We are not formal methods and/or programming languages experts, so our discussion may have been a bit shallow. However, we tried to approach it from multiple directions.
1) TLA+ allows writing specs through refinement. Can something like this be adopted or used in TLA for checking large specs? Interestingly enough, despite having quite a few users of TLA, none of us have tried the refinement approach seriously. Our consensus in this was that this sounds interesting and plausible.

2) The paper relied on the P language, which is an event-driven language. Part of the discussion was on the pros/cons of event-driven programming vs using threads. We eventually drifted off to talk about green-threads/goroutines of Go, and then to coroutines. All-in-all, there are many ways to approach concurrent programming, and, as evidenced by different opinions in the discussion, it appears that we (as a computing community) are still far from agreeing/coming up with the best or most suited way of dealing with concurrency.

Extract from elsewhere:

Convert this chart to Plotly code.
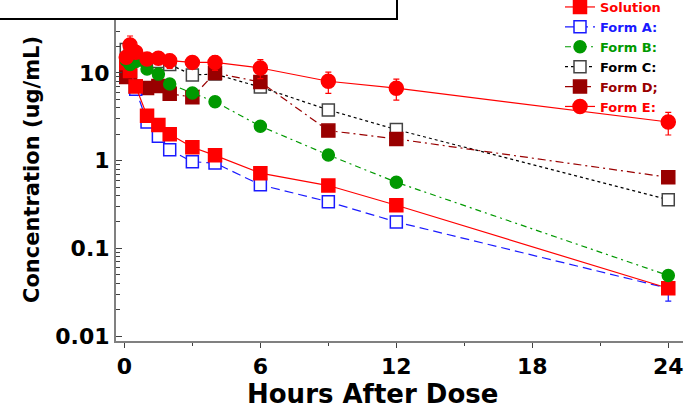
import plotly.graph_objects as go

# ---- data ----
times = [0.083, 0.25, 0.5, 1, 1.5, 2, 3, 4, 6, 9, 12, 24]
solution = [13.0, 10.5, 7.0, 3.26, 2.55, 2.0, 1.42, 1.15, 0.72, 0.52, 0.31, 0.035]
form_a = [13.7, 11.0, 6.5, 2.76, 1.9, 1.33, 0.97, 0.94, 0.53, 0.34, 0.20, 0.035]
form_b = [14.0, 12.5, 13.5, 11.1, 9.7, 7.5, 5.9, 4.7, 2.47, 1.16, 0.567, 0.049]
form_c = [18.5, 17.0, 15.0, 14.0, 13.5, 12.5, 9.5, 9.7, 6.9, 3.79, 2.26, 0.359]
form_d = [9.0, 9.3, 7.0, 6.75, 7.1, 5.8, 5.3, 10.0, 7.9, 2.2, 1.77, 0.646]
form_e = [15.1, 20.9, 17.2, 14.4, 14.7, 13.8, 13.2, 13.2, 11.4, 8.04, 6.7, 2.76]

form_e_err = [0, 5.5, 2.5, 2.0, 2.0, 2.5, 1.5, 2.5, 2.8, 2.2, 1.8, 0.8]
form_a_err_up = [0, 0, 0, 0, 0, 0, 0, 0, 0, 0, 0, 0.003]
form_a_err_dn = [0, 0, 0, 0, 0, 0, 0, 0, 0, 0, 0, 0.010]
form_c_err = [0, 0, 0, 0, 0, 0, 0, 0, 0, 0, 0, 0.02]
form_b_err = [0, 0, 0, 0, 0, 0, 0, 0.3, 0, 0, 0, 0.004]
form_d_err = [0, 0, 0, 0, 0, 0, 0, 0, 0.5, 0, 0, 0]

x_ticks = [0, 6, 12, 18, 24]
x_minor = [3, 9, 15, 21]
y_ticks = [0.01, 0.1, 1, 10]
y_tick_text = ["0.01", "0.1", "1", "10"]

FONT = "DejaVu Sans"

def lab(txt, color):
    return f"<b><span style='color:{color}'>{txt}</span></b>"

fig = go.Figure()

def add(name, y, color, dash, symbol, mfill, rank, err=None, err_dn=None, msize=12, mline=None):
    ekw = None
    if err is not None:
        ekw = dict(type="data", array=err, arrayminus=err_dn if err_dn is not None else err,
                   visible=True, color=color, thickness=1.2, width=3)
    fig.add_trace(go.Scatter(
        x=times, y=y, name=lab(name, color),
        mode="lines+markers",
        line=dict(color=color, width=1.2, dash=dash),
        marker=dict(symbol=symbol, size=msize, color=mfill,
                    line=dict(color=mline or color, width=1.5)),
        error_y=ekw, legendrank=rank,
    ))

add("Form C:", form_c, "#000000", "3px,3px", "square", "white", 4, err=form_c_err, mline="#444444")
add("Form D;", form_d, "#990000", "8px,4px,2px,4px", "square", "#990000", 5, err=form_d_err, msize=13)
add("Form A:", form_a, "#1a1aff", "9px,5px", "square", "white", 2, err=form_a_err_up, err_dn=form_a_err_dn)
add("Solution", solution, "#ff0000", "solid", "square", "#ff0000", 1, msize=13)
add("Form B:", form_b, "#009900", "6px,4px,2px,4px", "circle", "#009900", 3, err=form_b_err)
add("Form E:", form_e, "#ff0000", "solid", "circle", "#ff0000", 6, err=form_e_err, msize=14)

L, R, T, B = 116, 7, 20, 69
W, H = 690, 410
pw = W - L - R
ph = H - T - B

def px(xp):
    return (xp - L) / pw

def py(yp):
    return (H - B - yp) / ph

# header box (cut off at top of the picture)
fig.add_shape(type="rect", xref="paper", yref="paper",
              x0=px(-10), x1=px(397), y0=py(19), y1=py(-20),
              line=dict(color="black", width=2), fillcolor="white", layer="above")

# axis titles as annotations (positioned like the reference)
fig.add_annotation(text="<b>Hours After Dose</b>", xref="paper", yref="paper",
                   x=px(372), y=py(394), showarrow=False, xanchor="center", yanchor="middle",
                   font=dict(size=26, family=FONT, color="black"))
fig.add_annotation(text="<b>Concentration (ug/mL)</b>", xref="paper", yref="paper",
                   x=px(32), y=py(170), showarrow=False, xanchor="center", yanchor="middle",
                   textangle=-90, font=dict(size=21, family=FONT, color="black"))

fig.update_layout(
    width=W, height=H,
    margin=dict(l=L, r=R, t=T, b=B, autoexpand=False),
    paper_bgcolor="white", plot_bgcolor="white",
    font=dict(family=FONT, color="black"),
    showlegend=True,
    legend=dict(x=px(560), y=py(-8), xanchor="left", yanchor="top",
                font=dict(size=13, family=FONT), bgcolor="rgba(0,0,0,0)",
                itemwidth=30, tracegroupgap=0),
    xaxis=dict(range=[-0.37, 24.65], tickvals=x_ticks, ticktext=[f"<b>{v}</b>" for v in x_ticks],
               showgrid=False, zeroline=False, showline=True, linecolor="#808080", linewidth=2,
               ticks="outside", ticklen=5, tickcolor="#404040", tickwidth=1,
               minor=dict(tickvals=x_minor, ticks="outside", ticklen=3, tickcolor="#404040"),
               tickfont=dict(size=22, family=FONT), automargin=False),
    yaxis=dict(type="log", range=[-2.057, 1.604], tickvals=y_ticks,
               ticktext=[f"<b>{t}</b>" for t in y_tick_text],
               showgrid=False, zeroline=False, showline=True, linecolor="#808080", linewidth=2,
               ticks="inside", ticklen=6, tickcolor="#404040", tickwidth=1,
               minor=dict(ticks="inside", ticklen=4, tickcolor="#404040", dtick="D1"),
               tickfont=dict(size=22, family=FONT), automargin=False),
)

fig.write_html("out.html", config={"displayModeBar": False},
               post_script="document.body.style.margin='0';document.body.style.overflow='hidden';")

3) We also talked about other languages geared towards distributed systems. We have mentioned DistAlgo as one. It is an educational language/compiler that produces runnable python code. DistAlgo, however, has a different purpose, as its aim is the ease of use and clarity of expressing distributed programs, and not testing/verification.

4) We spent quite a bit of time discussing the assume-guarantee (AG) theory and the need to do “cross-testing” of components where every specific implementation must be tested with abstracts of other components. The original discussion question was why it is not enough to simply show the refinement (i.e. specific refines the abstract and satisfies all the properties). In short, it is all about safety and making sure the specifics not only refine their abstracts but do not introduce other unwanted behaviors when interacting with other components.